Drug resistance is the reduction in effectiveness of a medication such as an antimicrobial or an antineoplastic in treating a disease or condition.

Incremental hypoxia inside the growing tumor mass drives epigenetic drug resistance by activating non-genetic repair of anti-apoptotic DNA, which could be impaired by drug treatment. Hence, rescuing inter-tumor hypoxia by oxygen-generating microparticles may promote susceptibility to anti-tumor drugs. Moreover, a tumor-on-a-chip model a enables user-specified alternation of clinic-derived samples. This study utilized patient-derived glioblastoma tissue to generate cell spheroids with size variations in a 3D microchannel network chip (Glioblastoma chip). As the spheroid size increased, epigenetic drug resistance was promoted with inward hypoxia severance, as supported by the spheroid size-proportional expression of hypoxia-inducible factor-1a in the chip. Loading anti-hypoxia microparticles onto the spheroid surface significantly reduced drug resistance by silencing the expression of critical epigenetic factor, resulting in significantly decreased cell invasiveness. The results were confirmed in vitro using cell line and patient samples in the chip as well as chip implantation into a hypoxic hindlimb ischemia model in mice, which is an unprecedented approach in the field 1).
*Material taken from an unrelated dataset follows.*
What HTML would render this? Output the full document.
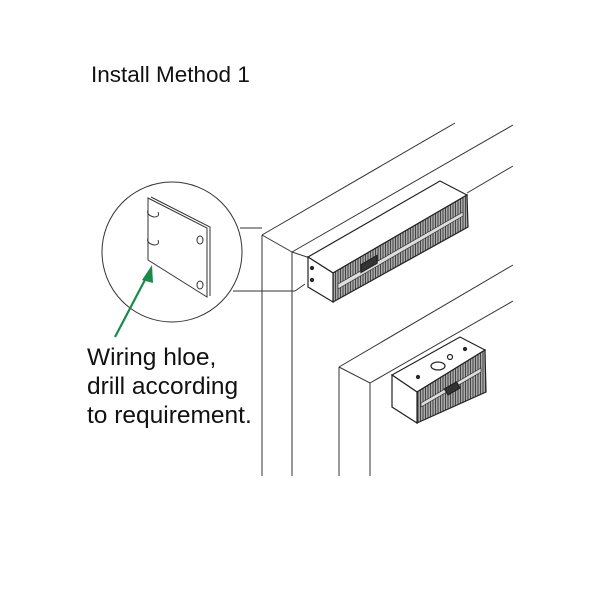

Baek S, Yu SE, Deng YH, Lee YJ, Lee DG, Kim S, Yoon S, Kim HS, Park J, Lee CH, Lee JB, Kong HJ, Kang SG, Shin YM, Sung HJ. Quenching Epigenetic Drug Resistance Using Anti-hypoxic Microparticles in Glioblastoma Patient-derived Chips. Adv Healthc Mater. 2021 Dec 28:e2102226. doi: 10.1002/adhm.202102226. Epub ahead of print. PMID: 34963195.